### STATED TASK
Extract every line that includes the string "React".

### SOURCE EXCERPT
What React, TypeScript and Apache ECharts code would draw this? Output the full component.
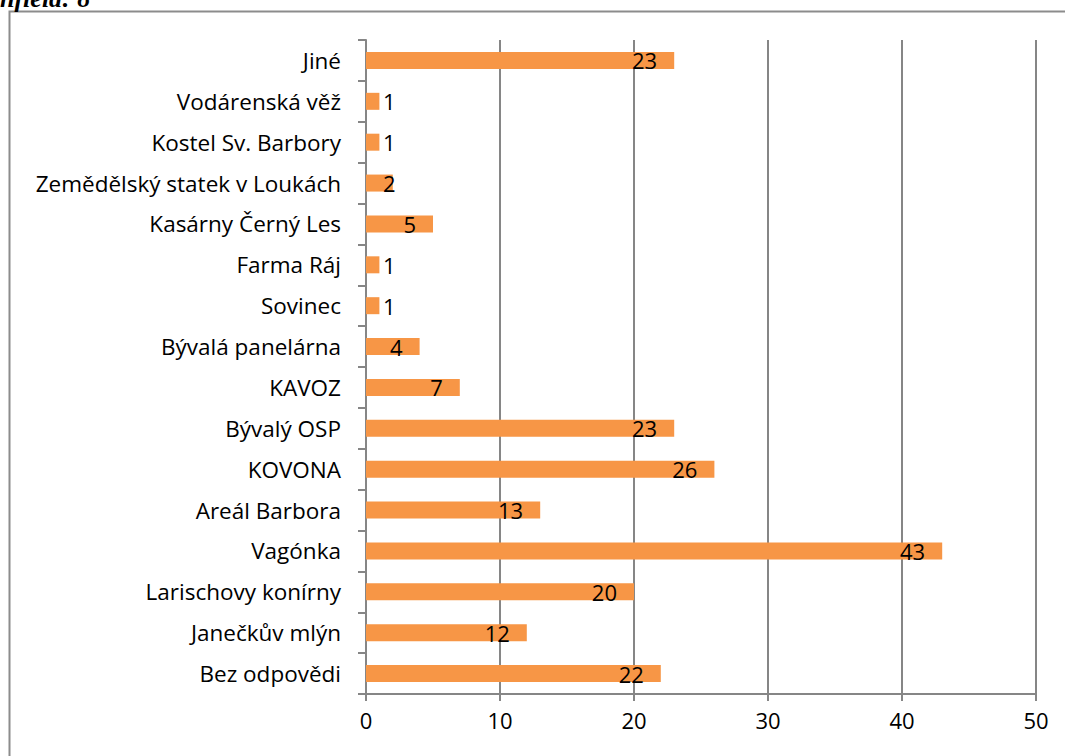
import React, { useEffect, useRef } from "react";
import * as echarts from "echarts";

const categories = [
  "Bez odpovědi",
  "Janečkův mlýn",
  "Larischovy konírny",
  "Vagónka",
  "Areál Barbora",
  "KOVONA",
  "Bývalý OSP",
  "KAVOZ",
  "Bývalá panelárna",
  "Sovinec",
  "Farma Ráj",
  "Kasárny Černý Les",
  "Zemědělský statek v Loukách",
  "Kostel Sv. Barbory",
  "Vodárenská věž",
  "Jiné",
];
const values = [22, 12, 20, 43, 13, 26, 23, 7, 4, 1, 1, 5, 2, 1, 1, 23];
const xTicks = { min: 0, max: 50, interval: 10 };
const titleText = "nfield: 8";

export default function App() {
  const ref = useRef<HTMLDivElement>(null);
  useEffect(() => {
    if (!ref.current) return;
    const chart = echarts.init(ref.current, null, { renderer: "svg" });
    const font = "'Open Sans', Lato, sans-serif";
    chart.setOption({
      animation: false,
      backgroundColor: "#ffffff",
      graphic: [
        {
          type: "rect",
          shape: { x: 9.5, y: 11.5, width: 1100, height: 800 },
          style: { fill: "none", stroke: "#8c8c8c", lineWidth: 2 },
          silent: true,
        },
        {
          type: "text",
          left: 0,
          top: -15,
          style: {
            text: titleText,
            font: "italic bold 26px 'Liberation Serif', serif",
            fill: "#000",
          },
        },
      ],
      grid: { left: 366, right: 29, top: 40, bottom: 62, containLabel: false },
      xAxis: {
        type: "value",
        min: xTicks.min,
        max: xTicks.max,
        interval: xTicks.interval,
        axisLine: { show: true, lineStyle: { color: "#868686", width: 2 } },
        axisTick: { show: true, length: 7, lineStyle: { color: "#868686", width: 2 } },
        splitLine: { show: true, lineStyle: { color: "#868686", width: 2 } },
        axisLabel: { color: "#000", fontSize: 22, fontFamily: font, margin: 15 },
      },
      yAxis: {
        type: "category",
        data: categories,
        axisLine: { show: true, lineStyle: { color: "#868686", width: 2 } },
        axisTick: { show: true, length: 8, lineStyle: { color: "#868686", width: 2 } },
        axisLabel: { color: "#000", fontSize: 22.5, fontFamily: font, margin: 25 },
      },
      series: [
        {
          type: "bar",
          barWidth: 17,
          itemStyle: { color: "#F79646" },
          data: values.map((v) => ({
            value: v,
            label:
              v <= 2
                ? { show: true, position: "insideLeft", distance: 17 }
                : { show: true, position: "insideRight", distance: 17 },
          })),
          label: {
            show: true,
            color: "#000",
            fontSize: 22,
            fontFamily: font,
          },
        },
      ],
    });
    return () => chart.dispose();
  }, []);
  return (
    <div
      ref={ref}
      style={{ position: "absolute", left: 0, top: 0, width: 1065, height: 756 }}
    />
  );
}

### TASK SOLUTION
What React, TypeScript and Apache ECharts code would draw this? Output the full component.
import React, { useEffect, useRef } from "react";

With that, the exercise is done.